The Prince of Wall Street has an intriguing idea: why can't municipalities set up their own monoline?

Why do we not see the big issuers of municipal bonds i.e. the Port Authority of New York and New Jersey, the State of California, tollways, etc., forming a coop together to issue insurance. This coop would take the form of a public "utility". Why give all the rents to Warren Buffet's insurer or another insurer when the issuers can effectively cut the middle man out. In theory, if we could get the top 100 issuers of municipal bonds to contribute capital to an entity controlled by the contributors that entity could then provide insurance to the members at a lower cost than private insurers. The contributions would serve as the assets that would insure the bonds from default. The effective borrowing costs for issuers would have to decline under this cooperative self-insurance scheme.

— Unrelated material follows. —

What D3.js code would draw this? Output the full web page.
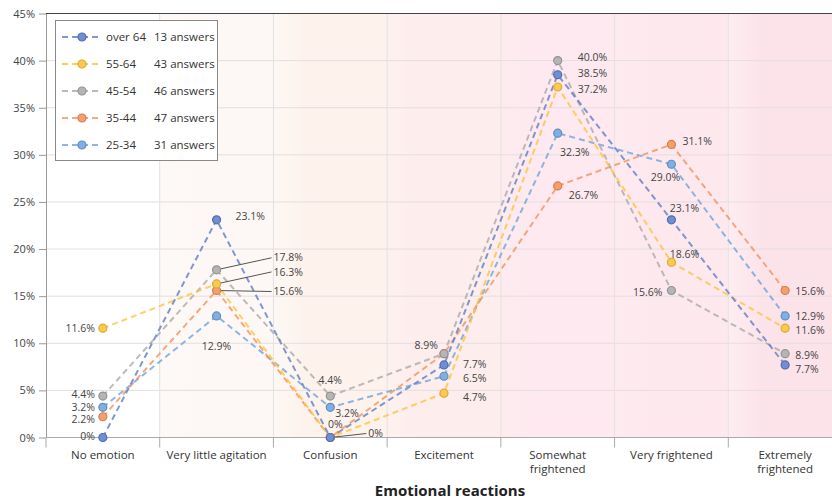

This makes a certain amount of sense to me. Take the billions of dollars that municipalities historically gave to the monolines, and give it instead to a new insurer which exists only to wrap the bonds of its municipal owners. There might need to be some loans from the bigger states to give it an adequate capital base to begin with, but those could probably be repaid quite quickly through the new entity's profits.

I can see some possible regulatory problems here: the relationship of the new monoline with the various state and federal insurance regulators would have to result from some rather delicate negotiations. But it's still an idea worth considering.